“Ada” Perempuan di South to South Film Festival 2010

Jurnalperempuan.com-Jakarta.

“Bunda, sempurna indahmu...
untuk selamanya.”

Rani, vokalis perempuan dari band A.S.A.P. Orbit To Planet 99, membuka acara South to South Film Festival (StoS FF), Jumat malam (22/1) di Goethe Haus Jakarta. Bersama Ruli (gitar); Ragil (bas); Deni (drum); dan Asep (angklung), Rani memimpim band tersebut kidungkan hits “Bunda.” Penonton yang jumlahnya melebihi kapasitas ruang teater Goethe Haus cukup menikmati lagu yang dibawakan mereka. “Goyang dong! Gak dilarang loh...” ajak Rani pada penonton yang didominasi oleh perempuan.

StoS FF adalah festival film yang giat mewacanakan isu lingkungan. Festival film yang berlangsung tiga hari (22-24 Januari) ini, awalnya diadakan pada tahun 2006. Niat StoS FF hendak menggelar acara rutinnya setiap dua tahun sekali. Kini, StoS FF 2010 -yang didukung oleh 10 lembaga- termasuk lembaga perempuan, menampilkan 23 film, 32 karya fotonovela, 80 testimoni dalam ruang ekspresso. Semuanya mengenai isu lingkungan. “Kami pun melakukan roadshow ke 19 SMA di Jakarta, untuk menampilkan karya-karya tersebut.” Jelas Ferdinand dalam sambutannya selaku Koordinator StoS FF.

StoS FF juga menghadirkan Sholahuddin Wahid (Gus Sholah) untuk memberikan sambutan dan ajakan kepedulian atas lingkungan. Sebagai tokoh yang peduli pada isu lingkungan, khususnya kasus lumpur Lapindo Barantas, Gus Sholah menyesalkan peran media yang jarang mengusung isu Lapindo ke tengah masyarakat demi menggalang solidaritas.

Menyertai riuhnya festival, StoS FF juga mengundang dua anak korban lumpur Lapindo. Iringan musikalisasi puisi sederhana oleh Wawan dan Yogi menuturkan penderitaan mereka akibat kerusakan lingkungan. “Cukup generasi saya saja yang merasakan penderitaan. Anak-anak ini masih mempunyai masa depan yang panjang,” ujar seorang bapak yang mendampingi keduanya. Ia seakan ingin menekankan ajakan peduli terhadap korban lumpur Lapindo.

Tak hanya penderitaan Wawan dan Yogi yang menyentak indra kemanusiaan para pengunjung. Film “Anak-Anak Lumpur” yang menjadi film pembuka. Film yang menuturkan kisah Rafi -sebagai salah satu korban Lapindo dan ibunya meninggal karena asap panas lumpur- terangkum dalam jalinan derita, perjuangan, strategi bertahan demi sebuuah harapan, terbitkan solidaritas kemanusiaan.

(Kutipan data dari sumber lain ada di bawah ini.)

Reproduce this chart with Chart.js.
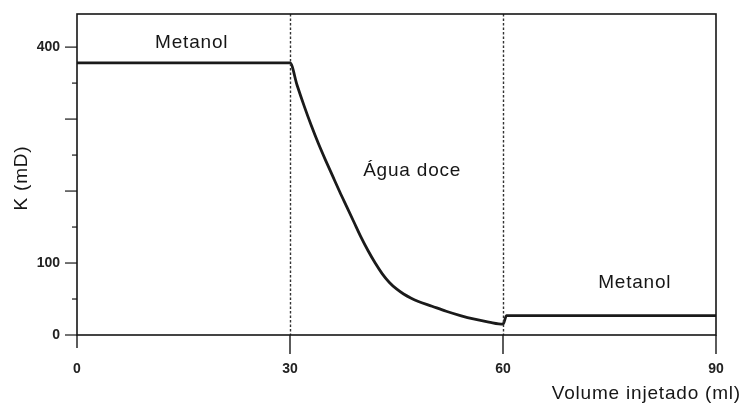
<!DOCTYPE html>
<html>
<head>
<meta charset="utf-8">
<script src="https://cdn.jsdelivr.net/npm/chart.js@4/dist/chart.umd.min.js"></script>
<style>
  html, body { margin: 0; padding: 0; background: #fff; }
  #wrap { width: 743px; height: 405px; position: relative; }
</style>
</head>
<body>
<div id="wrap"><canvas id="c" width="743" height="405"></canvas></div>
<script>
// Injected volume (ml) and permeability K (mD) along the flood sequence
const volume = [0, 30, 31, 32, 33, 34, 35, 36, 37, 38, 39, 40, 41, 42, 43, 44, 45, 46, 47, 48, 50, 52, 54, 56, 58, 60, 60.5, 90];
const permeability = [378, 378, 347, 318, 291, 266, 243, 221, 199, 178, 157, 136, 117, 100, 85, 73, 64, 57, 51.5, 47, 40, 33, 27, 22, 18, 15, 27, 27];

// Fluid changes (ml)
const fluidChanges = [30, 60];

// Axis ticks
const xTicks = [0, 30, 60, 90];
const xTickLabels = ['0', '30', '60', '90'];
const yTicks = [0, 50, 100, 150, 200, 250, 300, 350, 400];
const yTickLabels = ['0', '', '100', '', '', '', '', '', '400'];

// Region labels: [text, volume, K]
const regionLabels = [
  ['Metanol', 11, 406],
  ['Água doce', 40.3, 228],
  ['Metanol', 73.4, 72]
];

const INK = '#161616';
const TXT = 'Liberation Sans, Arial, sans-serif';

// keep the plot frame fixed: no extra room for overhanging tick labels
const noOverhang = s => {
  s.paddingTop = 0; s.paddingBottom = 0; s.paddingLeft = 0; s.paddingRight = 0;
};

const decorations = {
  id: 'decorations',
  afterDraw(chart) {
    const { ctx, chartArea: a, scales: { x, y } } = chart;
    ctx.save();

    // fluid change markers
    ctx.strokeStyle = '#333';
    ctx.lineWidth = 1.4;
    ctx.setLineDash([2.5, 2]);
    fluidChanges.forEach(v => {
      const px = Math.round(x.getPixelForValue(v)) + 0.5;
      ctx.beginPath();
      ctx.moveTo(px, a.top);
      ctx.lineTo(px, a.bottom);
      ctx.stroke();
    });
    ctx.setLineDash([]);

    // frame
    ctx.strokeStyle = INK;
    ctx.lineWidth = 1.6;
    ctx.strokeRect(a.left, a.top, a.right - a.left, a.bottom - a.top);

    // x ticks (outward)
    ctx.lineWidth = 1.4;
    xTicks.forEach(v => {
      const px = x.getPixelForValue(v);
      ctx.beginPath();
      ctx.moveTo(px, a.bottom);
      ctx.lineTo(px, a.bottom + (v === 0 ? 13 : 19));
      ctx.stroke();
    });

    // y ticks: long at hundreds, short at fifties
    ctx.lineWidth = 1.2;
    yTicks.forEach(v => {
      const py = y.getPixelForValue(v);
      const len = v % 100 === 0 ? 12 : 5;
      ctx.beginPath();
      ctx.moveTo(a.left - len, py);
      ctx.lineTo(a.left, py);
      ctx.stroke();
    });

    // region labels
    ctx.fillStyle = INK;
    ctx.font = '19px ' + TXT;
    ctx.letterSpacing = '0.8px';
    ctx.textAlign = 'left';
    ctx.textBaseline = 'middle';
    regionLabels.forEach(([t, vx, vy]) => {
      ctx.fillText(t, x.getPixelForValue(vx), y.getPixelForValue(vy));
    });

    // axis titles
    ctx.textAlign = 'right';
    ctx.fillText('Volume injetado (ml)', 741, 394);
    ctx.translate(22, 178);
    ctx.rotate(-Math.PI / 2);
    ctx.textAlign = 'center';
    ctx.fillText('K (mD)', 0, 0);
    ctx.restore();
  }
};

new Chart(document.getElementById('c'), {
  type: 'line',
  data: {
    datasets: [{
      data: volume.map((v, i) => ({ x: v, y: permeability[i] })),
      borderColor: '#1a1a1a',
      borderWidth: 2.8,
      pointRadius: 0,
      fill: false,
      cubicInterpolationMode: 'monotone'
    }]
  },
  options: {
    responsive: false,
    animation: false,
    layout: { padding: { top: 14, right: 27, left: 0, bottom: 0 } },
    plugins: { legend: { display: false }, tooltip: { enabled: false } },
    scales: {
      x: {
        type: 'linear',
        min: 0,
        max: 90,
        grid: { display: false, drawTicks: false },
        border: { display: false },
        afterBuildTicks: s => { s.ticks = xTicks.map(v => ({ value: v })); },
        afterFit: s => { s.height = 70; noOverhang(s); },
        ticks: {
          padding: 26,
          color: '#222',
          font: { family: TXT, size: 14, weight: 'bold' },
          maxRotation: 0,
          autoSkip: false,
          callback: (v) => xTickLabels[xTicks.indexOf(v)]
        }
      },
      y: {
        type: 'linear',
        min: 0,
        max: 446,
        grid: { display: false, drawTicks: false },
        border: { display: false },
        afterBuildTicks: s => { s.ticks = yTicks.map(v => ({ value: v })); },
        afterFit: s => { s.width = 77; noOverhang(s); },
        ticks: {
          padding: 17,
          color: '#222',
          font: { family: TXT, size: 14, weight: 'bold' },
          autoSkip: false,
          callback: (v) => yTickLabels[yTicks.indexOf(v)]
        }
      }
    }
  },
  plugins: [decorations]
});
</script>
</body>
</html>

StoS FF tak hanya menyampaikan isu lingkungan secara parsial. Sebagai dampak dan usaha partisipatoris, banyak isu-isu terkait lainnya yang juga hendak disampaikan oleh StoS FF. Salah satunya adalah isu perempuan. “Perempuan, ibu, dan anak, merupakan isu terkait yang kami wacanakan di sini,” lengkap Ferdinand menyambut acara.

“Hijaunya alamku, kini sudah layu...
Hilang, hilang, alamku telah hilang.”


Rani pun mendayu sendu, menatap isu lingkungan melalui judul lagu “Hilang.”